Directive: Set down each line of the data below exactly as it stands, dropping the pictures.
>> BEGIN
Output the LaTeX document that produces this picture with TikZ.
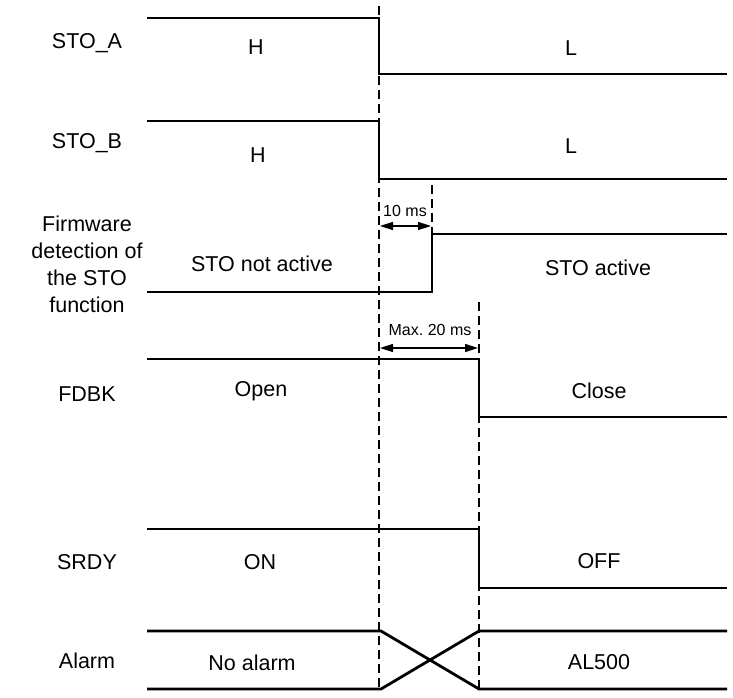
\documentclass[tikz,border=0pt]{standalone}
\usepackage{fontspec}
\setmainfont{Liberation Sans}
\usetikzlibrary{arrows.meta}
\begin{document}
\begin{tikzpicture}[x=1pt,y=-1pt,
  sig/.style={line width=2.8pt,line join=miter},
  guide/.style={line width=1.2pt,dash pattern=on 9pt off 5pt},
  dim/.style={line width=1.5pt,{Triangle[length=13pt,width=8pt]}-{Triangle[length=13pt,width=8pt]}},
  lbl/.style={font=\fontsize{21.5}{27}\selectfont,inner sep=0pt,align=center},
  small/.style={font=\fontsize{16}{18}\selectfont,inner sep=0pt}]
\useasboundingbox (0,0) rectangle (733,698);
% guide lines
\draw[guide] (379,6) -- (379,690);
\draw[guide] (432,185) -- (432,236);
\draw[guide] (479,302) -- (479,690);
% signals
\draw[sig] (147,18) -- (379,18) -- (379,74) -- (727,74);
\draw[sig] (147,121) -- (379,121) -- (379,179) -- (727,179);
\draw[sig] (147,292) -- (432,292) -- (432,234) -- (727,234);
\draw[sig] (147,359) -- (479,359) -- (479,417) -- (727,417);
\draw[sig] (147,529) -- (479,529) -- (479,588) -- (727,588);
\draw[sig] (147,631) -- (381,631) -- (479,689) -- (727,689);
\draw[sig] (147,689) -- (381,689) -- (479,631) -- (727,631);
% dimension arrows
\coordinate (a1) at (380,226);
\coordinate (a2) at (431,226);
\coordinate (b1) at (380,348);
\coordinate (b2) at (478,348);
\draw[dim] (a1) -- (a2);
\draw[dim] (b1) -- (b2);
\node[small] (t10) at (405,211) {10 ms};
\node[small] (t20) at (430,330) {Max.\ 20 ms};
% left labels
\node[lbl] (la) at (87,43) {STO\_A};
\node[lbl] (lb) at (87,143) {STO\_B};
\node[lbl] (lf) at (87,264) {Firmware\\detection of\\the STO\\function};
\node[lbl] (ld) at (87,394) {FDBK};
\node[lbl] (ls) at (87,562) {SRDY};
\node[lbl] (lal) at (87,661) {Alarm};
% state labels
\node[lbl] (h1) at (256,47) {H};
\node[lbl] (l1) at (571,48) {L};
\node[lbl] (h2) at (258,155) {H};
\node[lbl] (l2) at (571,146) {L};
\node[lbl] (f1) at (262,264) {STO not active};
\node[lbl] (f2) at (598,268) {STO active};
\node[lbl] (o1) at (261,391) {Open};
\node[lbl] (o2) at (599,391) {Close};
\node[lbl] (s1) at (260,562) {ON};
\node[lbl] (s2) at (599,561) {OFF};
\node[lbl] (n1) at (252,663) {No alarm};
\node[lbl] (n2) at (599,662) {AL500};
\end{tikzpicture}
\end{document}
>> END
Solution to this task:
Output the LaTeX document that produces this picture with TikZ.
\documentclass[tikz,border=0pt]{standalone}
\usepackage{fontspec}
\setmainfont{Liberation Sans}
\usetikzlibrary{arrows.meta}
\begin{document}
\begin{tikzpicture}[x=1pt,y=-1pt,
  sig/.style={line width=2.8pt,line join=miter},
  guide/.style={line width=1.2pt,dash pattern=on 9pt off 5pt},
  dim/.style={line width=1.5pt,{Triangle[length=13pt,width=8pt]}-{Triangle[length=13pt,width=8pt]}},
  lbl/.style={font=\fontsize{21.5}{27}\selectfont,inner sep=0pt,align=center},
  small/.style={font=\fontsize{16}{18}\selectfont,inner sep=0pt}]
\useasboundingbox (0,0) rectangle (733,698);
% guide lines
\draw[guide] (379,6) -- (379,690);
\draw[guide] (432,185) -- (432,236);
\draw[guide] (479,302) -- (479,690);
% signals
\draw[sig] (147,18) -- (379,18) -- (379,74) -- (727,74);
\draw[sig] (147,121) -- (379,121) -- (379,179) -- (727,179);
\draw[sig] (147,292) -- (432,292) -- (432,234) -- (727,234);
\draw[sig] (147,359) -- (479,359) -- (479,417) -- (727,417);
\draw[sig] (147,529) -- (479,529) -- (479,588) -- (727,588);
\draw[sig] (147,631) -- (381,631) -- (479,689) -- (727,689);
\draw[sig] (147,689) -- (381,689) -- (479,631) -- (727,631);
% dimension arrows
\coordinate (a1) at (380,226);
\coordinate (a2) at (431,226);
\coordinate (b1) at (380,348);
\coordinate (b2) at (478,348);
\draw[dim] (a1) -- (a2);
\draw[dim] (b1) -- (b2);
\node[small] (t10) at (405,211) {10 ms};
\node[small] (t20) at (430,330) {Max.\ 20 ms};
% left labels
\node[lbl] (la) at (87,43) {STO\_A};
\node[lbl] (lb) at (87,143) {STO\_B};
\node[lbl] (lf) at (87,264) {Firmware\\detection of\\the STO\\function};
\node[lbl] (ld) at (87,394) {FDBK};
\node[lbl] (ls) at (87,562) {SRDY};
\node[lbl] (lal) at (87,661) {Alarm};
% state labels
\node[lbl] (h1) at (256,47) {H};
\node[lbl] (l1) at (571,48) {L};
\node[lbl] (h2) at (258,155) {H};
\node[lbl] (l2) at (571,146) {L};
\node[lbl] (f1) at (262,264) {STO not active};
\node[lbl] (f2) at (598,268) {STO active};
\node[lbl] (o1) at (261,391) {Open};
\node[lbl] (o2) at (599,391) {Close};
\node[lbl] (s1) at (260,562) {ON};
\node[lbl] (s2) at (599,561) {OFF};
\node[lbl] (n1) at (252,663) {No alarm};
\node[lbl] (n2) at (599,662) {AL500};
\end{tikzpicture}
\end{document}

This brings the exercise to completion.